You feel the corners
of your mouth — and soul —
and notice something’s there.
Some days
there is a lightness.
When it becomes
all but impossible
to stop the world
from glowing.
There are still
shadows in between
as I wish some days
into most days,
but on those days
I will read myself
this poem.
When This Is Over
When this is over,
I will hold you
closer than you’ve ever known.
When you see me
you can squeeze me
till you feel my very bones.
How I long to let you know
that I won’t want to let you go.
There will be so much left to say,
yet still some things are better shown.
I will wrap my arms around you
for the seconds we have lost.
Our words will find a way to wait
as we locate the weight of us.
Though we are changed,
there stays a sense of same
about the way we touch.
Though it is strange,
we will embrace
how long it takes us to adjust.
The world of everything we knew
is somewhere we cannot return.
The world of everything that’s new
is one we’ll build from what we’ve learned.

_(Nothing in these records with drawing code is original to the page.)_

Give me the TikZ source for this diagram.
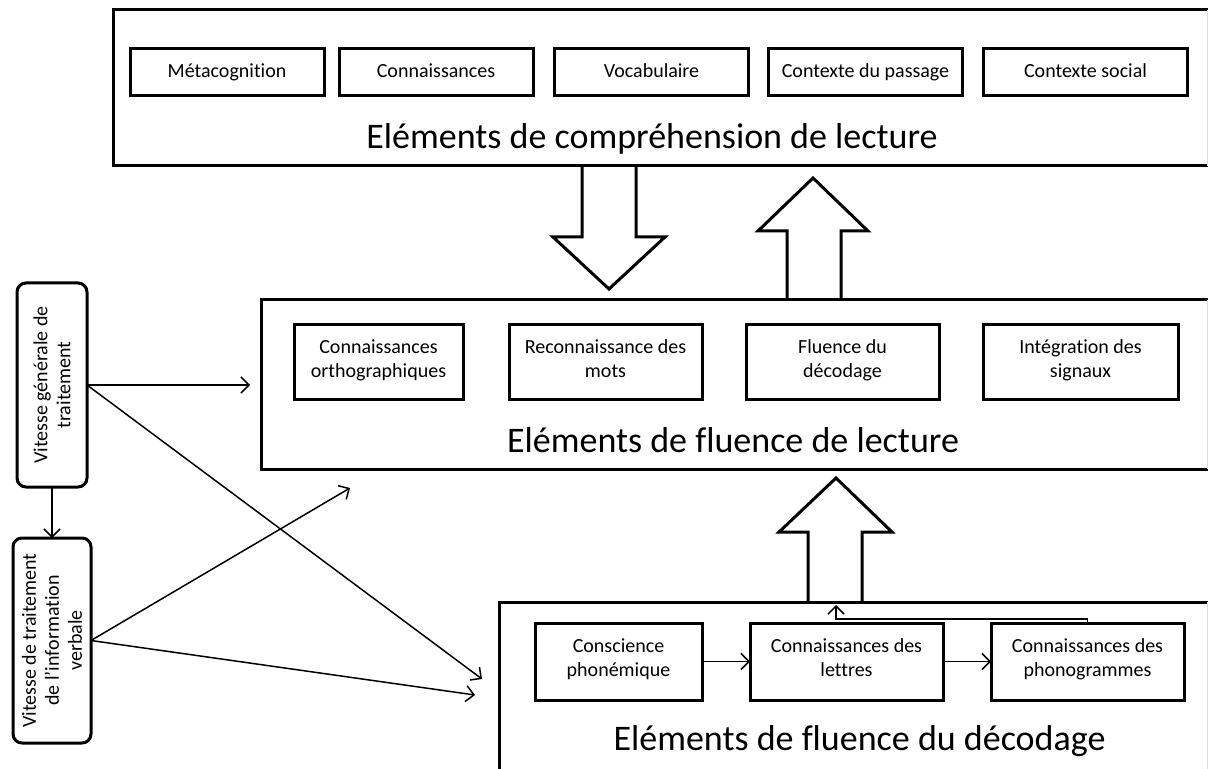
\documentclass[tikz,border=0pt]{standalone}
\usepackage{fontspec}
\setmainfont{Carlito}[Ligatures=NoCommon]
\usetikzlibrary{arrows.meta}

\begin{document}
\begin{tikzpicture}[x=0.5pt,y=-0.5pt,
    frame/.style={line width=1.5pt,line cap=rect},
    zone/.style={draw=none,outer sep=0pt,inner sep=0pt},
    item/.style={draw,line width=1.5pt,align=center,inner sep=1pt,
      outer sep=0pt,font=\fontsize{10}{12}\selectfont,
      execute at begin node=\strut,execute at end node=\strut},
    speed/.style={draw,line width=1.5pt,rounded corners=4.5pt,rotate=90,
      align=center,inner sep=1pt,outer sep=0pt,
      font=\fontsize{10}{11.5}\selectfont},
    title/.style={anchor=base,font=\fontsize{18}{21}\selectfont},
    link/.style={-{Straight Barb[length=4pt,width=8pt]},line width=0.75pt},
    fat/.style={line width=1.5pt,line join=miter}]
  \useasboundingbox (0,0) rectangle (1208,769);

  % the three zones
  \node[zone,minimum width=547.5pt,minimum height=78pt] (comp) at (660.5,88) {};
  \node[zone,minimum width=473.5pt,minimum height=84.5pt] (flu) at (734.5,384.5) {};
  \node[zone,minimum width=354.5pt,minimum height=83.5pt] (dec) at (853.5,685.5) {};
  \draw[frame] (comp.north east) -| (comp.south west) -- (comp.south east);
  \draw[frame] (flu.north east) -| (flu.south west) -- (flu.south east);
  \draw[frame] (dec.south west) |- (dec.north east);
  \draw[gray!25,line width=0.75pt] (comp.north east) -- (comp.south east)
    (flu.north east) -- (flu.south east) (dec.north east) -- (dec.south east);

  % comprehension
  \node[item,minimum width=97pt,minimum height=23.5pt] (meta) at (227,72.5) {Métacognition};
  \node[item,minimum width=97pt,minimum height=23.5pt] (conn) at (436,72.5) {Connaissances};
  \node[item,minimum width=97pt,minimum height=23.5pt] (voc) at (651.5,72.5) {Vocabulaire};
  \node[item,minimum width=97pt,minimum height=23.5pt] (cpas) at (865.5,72.5) {Contexte du passage};
  \node[item,minimum width=102pt,minimum height=23.5pt] (csoc) at (1085.5,72.5) {Contexte social};
  \node[title] (tcomp) at (652,149) {Eléments de compréhension de lecture};

  % fluence de lecture
  \node[item,minimum width=84.5pt,minimum height=37.5pt] (orth) at (378.5,362.5) {Connaissances\\orthographiques};
  \node[item,minimum width=96.5pt,minimum height=37.5pt] (reco) at (605.5,362.5) {Reconnaissance des\\mots};
  \node[item,minimum width=96.5pt,minimum height=37.5pt] (fdec) at (842.5,362.5) {Fluence du\\décodage};
  \node[item,minimum width=97.5pt,minimum height=37.5pt] (sign) at (1080.5,362.5) {Intégration des\\signaux};
  \node[title] (tflu) at (733,452) {Eléments de fluence de lecture};

  % fluence du decodage
  \node[item,minimum width=83.5pt,minimum height=38.5pt] (phon) at (618.5,661.5) {Conscience\\phonémique};
  \node[item,minimum width=96.5pt,minimum height=38.5pt] (lett) at (846.5,661.5) {Connaissances des\\lettres};
  \node[item,minimum width=96.5pt,minimum height=38.5pt] (pgr) at (1087.5,661.5) {Connaissances des\\phonogrammes};
  \node[title] (tdec) at (859.5,750) {Eléments de fluence du décodage};

  % vitesse
  \node[speed,minimum width=102pt,minimum height=35pt] (vg) at (52,385) {Vitesse générale de\\traitement};
  \node[speed,minimum width=102.5pt,minimum height=39pt] (vti) at (52,640.5) {Vitesse de traitement\\de l’information\\verbale};

  % big arrows
  \draw[fat] (582,0 |- comp.south) -- (582,237) -- (553,237) -- (609,289)
    -- (665,237) -- (636,237) -- (636,0 |- comp.south);
  \draw[fat] (787,0 |- flu.north) -- (787,231) -- (758,231) -- (813,178)
    -- (868,231) -- (841,231) -- (841,0 |- flu.north);
  \draw[fat] (808,0 |- dec.north) -- (808,532) -- (779,532) -- (836,478)
    -- (892,532) -- (862,532) -- (862,0 |- dec.north);

  % thin links
  \coordinate (e1) at (250,385);
  \coordinate (e2) at (482,679);
  \coordinate (e3) at (350,488);
  \coordinate (e4) at (475,695);
  \coordinate (dtip) at (836,605);
  \draw[link] (vg.west) -- (vti.east);
  \draw[link] (vg.south) -- (e1);
  \draw[link] (vg.south) -- (e2);
  \draw[link] (vti.south) -- (e3);
  \draw[link] (vti.south) -- (e4);
  \draw[link] (phon.east) -- (lett.west);
  \draw[link] (lett.east) -- (pgr.west);
  \draw[link] (pgr.north) -- ++(0,-4) -| (dtip);
\end{tikzpicture}
\end{document}
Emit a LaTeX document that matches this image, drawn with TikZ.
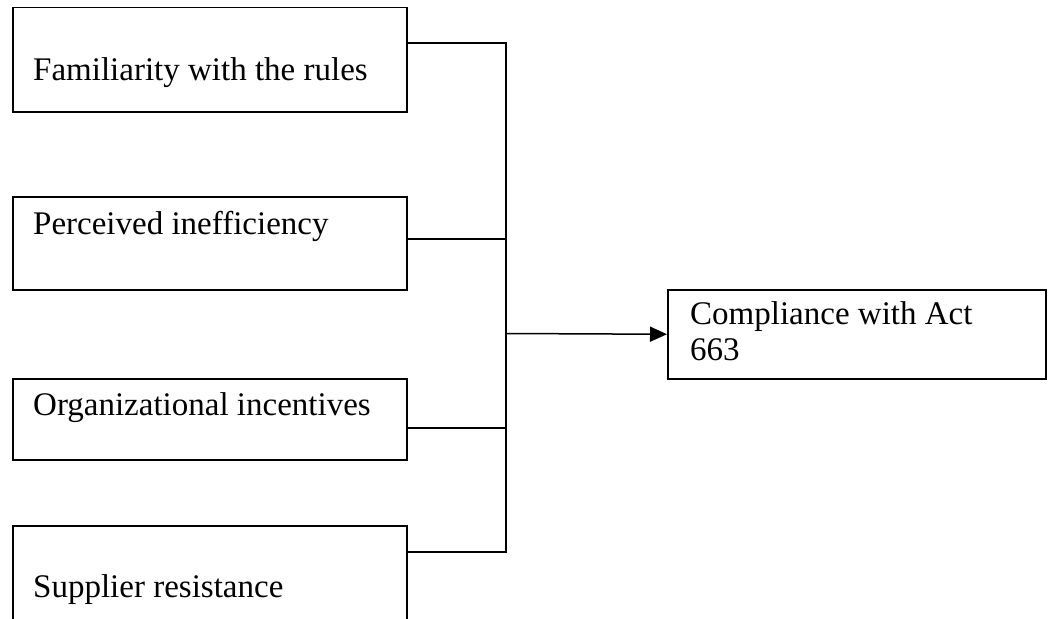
\documentclass[tikz,border=0pt]{standalone}
\usepackage{fontspec}
\setmainfont{Liberation Serif}
\usetikzlibrary{arrows.meta}
\begin{document}
\begin{tikzpicture}[x=1pt,y=-1pt,
  box/.style={draw, line width=1.5pt, minimum width=394pt, inner sep=0pt, anchor=north west},
  lbl/.style={anchor=base west, inner sep=0pt, font=\fontsize{33}{36}\selectfont},
  wire/.style={line width=1.5pt}]
\useasboundingbox (0,0) rectangle (1051,618);
\clip (0,0) rectangle (1051,618);
\fill[white] (0,0) rectangle (1051,618);
% input boxes
\node[box, minimum height=104pt] (b1) at (12,7) {};
\node[box, minimum height=93pt] (b2) at (12,196) {};
\node[box, minimum height=81pt] (b3) at (12,378) {};
\node[box, minimum height=120pt] (b4) at (12,525) {};
% outcome box
\node[box, minimum width=378pt, minimum height=89pt] (rb) at (667,289) {};
% labels
\node[lbl] (t1) at (33,80) {Familiarity with the rules};
\node[lbl] (t2) at (33,234) {Perceived inefficiency};
\node[lbl] (t3) at (33,415) {Organizational incentives};
\node[lbl] (t4) at (33,597) {Supplier resistance};
\node[lbl] (r1) at (690,324) {Compliance with Act};
\node[lbl] (r2) at (690,360) {663};
% junctions
\coordinate (j1) at (506,43);
\coordinate (j2) at (506,239);
\coordinate (j3) at (506,428);
\coordinate (j4) at (506,552);
\coordinate (jm) at (506,333.5);
% connectors
\draw[wire] (b1.east |- j1) -- (j1) -- (j4) -- (b4.east |- j4);
\draw[wire] (b2.east |- j2) -- (j2);
\draw[wire] (b3.east |- j3) -- (j3);
\draw[wire, -{Triangle[length=17pt,width=15pt]}] (jm) -- (rb.west);
\end{tikzpicture}
\end{document}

We’d never known ashes could rise again
until we’d seen them burn,
and the next time I stand in front of you
will feel like it’s been earned.
When the start has given way,
it’s only then the end can enter.
When the heart is given space,
it will forever tend to tender.
These affections kept at bay
can once again descend to centre,
something we’ll have come to yearn
as hummingbirds connect to nectar.
For all those overwhelming moments
where I’ve felt like giving up,
there is no point that I was worried
we’d forgotten how to love.
When the future’s all we’ve got,
well, then that’s got to be enough.
All that I know is when I’m low
that I have wanted to be hugged.
And if you’d rather have a handshake,
that is absolutely fine.
Even a wave from me is saying,
I am glad that you’re alive.
Whichever form it takes,
when this has passed
and we’ve started again,
I will no longer take for granted
any chances to connect.
Part One
Part One
In Summer 2015
In summer 2015, having passed my final logic exam by one mark above a fail,2 I graduated with a maths degree from the University of Bristol, ready to not use that degree in any professional capacity whatsoever.My parents had met at university also studying maths, and, after a brief stint teacher training and analysing submarine rust for the Ministry of Defence respectively, they went on to job-share at a Christian youth work charity — so abandoning maths as soon as possible felt like a family tradition I was only too happy to continue. The part of the path that felt less well-trodden was that I was doing this in order to become a full-time poet.
I had spent four years sitting increasingly confused at the back of lecture theatres, spending more and more evenings and weekends gigging on any stage that would have me when I should have been studying. I was struggling to stay on top of the syllabus, but more pressingly I was often struggling to stay awake. By the end I was mostly dribbling and drooling scribbling and scrawling in the margins of my barely legible notes, certain of what I wanted to do but with no idea of how to go about it or if it would even be possible. I just knew that I had to try.
I reassured myself that, while others on my course had been doing internships and applying for graduate schemes at Deloitte and Barclays, my equivalent work experience had been getting pennies thrown at me by some teenagers in Swindon I’d mistakenly challenged to a rap battle whilst being brought in as a positive role model. At least if I ever needed a friend who worked in corporate tax loopholes for the inevitable millions I made off poetry, I knew where to look.
While I was in my final year, wrestling as much with the existential question of what to do next as I was with the actual maths questions in front of me, I signed up for the London Marathon — presumably because I felt I had to match this mental anguish with some kind of physical pain. As a poet and a mathematician (two occupations renowned for their athleticism), I did what I assume anyone would do in such a time of hardship and endurance: I tried to distract myself long enough to get through it.
A Mathematician’s Guide to Surviving Your First Marathon
Tell yourself the first five miles don’t really count.